Al centro di culto islamico due fazioni ai ferri corti 

In via Fermi a Sinigo. L’ala moderata denuncia: «Chiusi i locali, costretti a pregare all’esterno» Ma i contestatori sono pronti a tendere la mano «per trovare una soluzione prima del Ramadan» 


Simone Facchini


Merano. Si inasprisce la lotta tra fazioni all’interno del centro di culto islamico a Sinigo. «Adesso hanno chiuso i locali. Siamo costretti a pregare all’esterno», accusa l’ala moderata che contesta l’imam e contestualmente l’ utilizzo degli spazi, a loro dire privatistico, da parte dell’associazione che gestisce il luogo. Fra meno di un mese, il 5 maggio, comincia il Ramadan e per quella data «è necessario trovare una soluzione».

La contrapposizione.

La battaglia sull’uso di quella conosciuta come “moschea di Sinigo”, in via Fermi, si trascina da tempo. Con articolati passaggi anche in sede giudiziaria che tuttavia non hanno ancora portato a una distensione. Da una parte c’è l’associazione “Dialogo e Pace”, che dovrebbe condurre la gestione.
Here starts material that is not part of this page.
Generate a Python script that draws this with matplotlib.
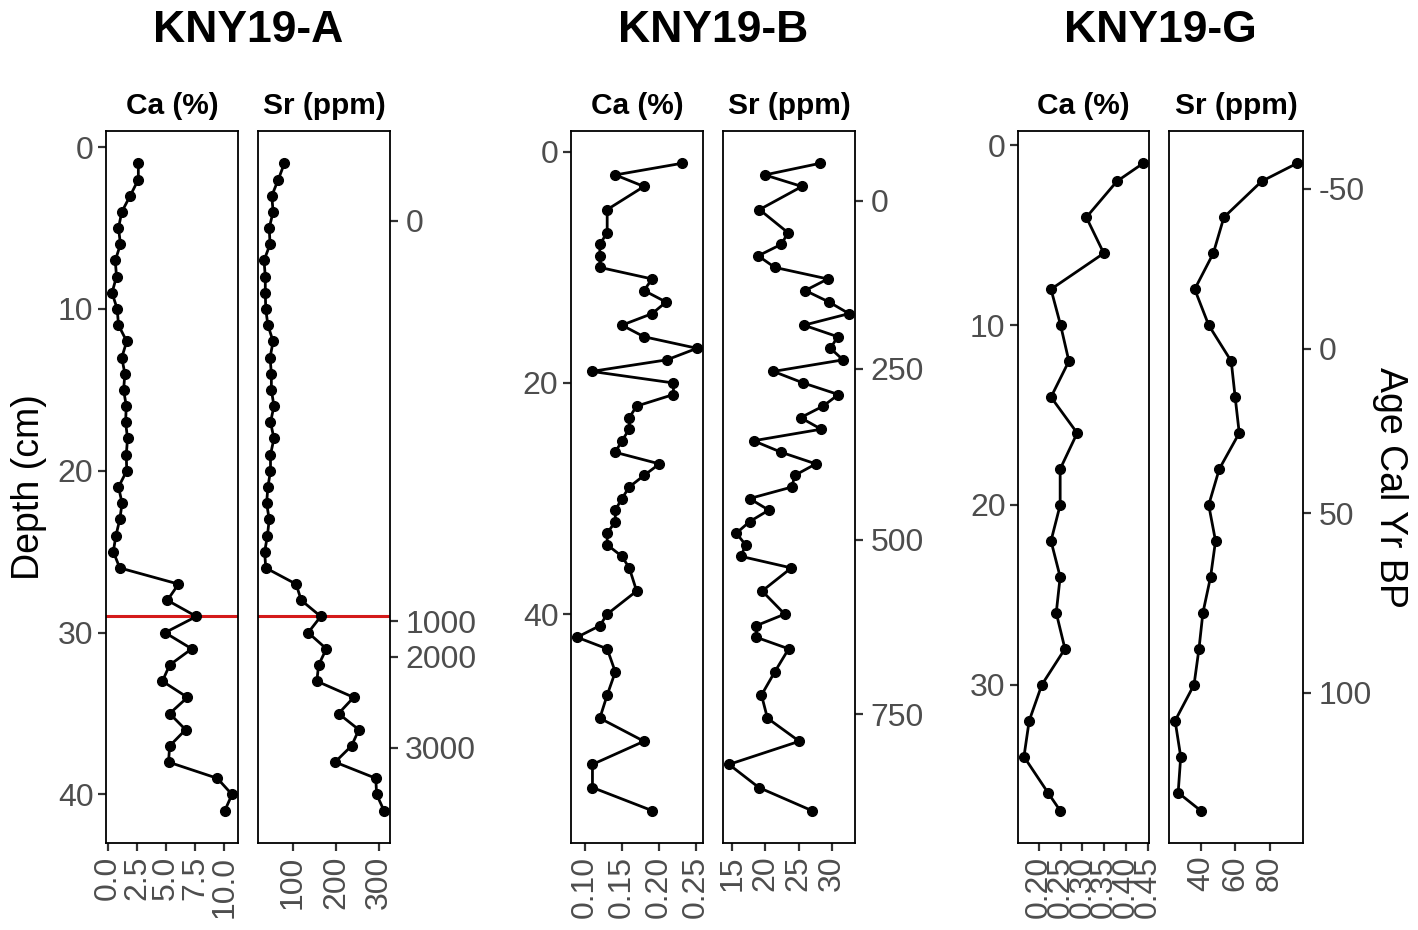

Dall’altra un gruppo di fedeli che da tempo lamenta un’amministrazione dai toni troppo radicali.

Luogo di aggregazione.

Un paio di settimane fa, l’ala moderata che si ribella alla gestione era nuovamente uscita allo scoperto denunciando la situazione. «Per tutta risposta il centro è stato chiuso», affermano i latori della protesta che, sulla base della compartecipazione all’acquisto, avevano messo sul tavolo la proposta di suddividere il locale, in modo da poterne utilizzare liberamente almeno una parte. «Nel frattempo - continuano - la chiusura del centro ci ha obbligati a pregare all’esterno. Senza dimenticare che la struttura dovrebbe fungere non solo da luogo di preghiera, ma anche da centro di aggregazione per varie iniziative. In questo quadro di circostanze, siamo costretti a portare i nostri figli a Bolzano per studiare il Corano».

In tribunale.

Le origini della vicenda vanno fatte risalire al 2014, quando un centinaio di persone di fede islamica aveva contribuito in quota variabile alla colletta che consentì l’acquisto del locale di 500 metri quadrati di via Fermi, raccogliendo in un paio di mesi 160 mila euro. Le frizioni sulla gestione del centro erano poco dopo degenerate in un procedimento arbitrale disposto dal tribunale, con disposizioni riguardanti la composizione dell’elenco dei soci e del direttivo. I provvedimenti, secondo i contestatori, non sarebbero mai stati attuati.

Le proteste dei vicini.

Gli assembramenti all’esterno dello stabile, dovuti alla chiusura del centro, hanno ultimamente indispettito i residenti della zona. Ma chi da tempo protesta cerca la riappacificazione: «Tendiamo ancora una volta la mano alla controparte per trovare una soluzione».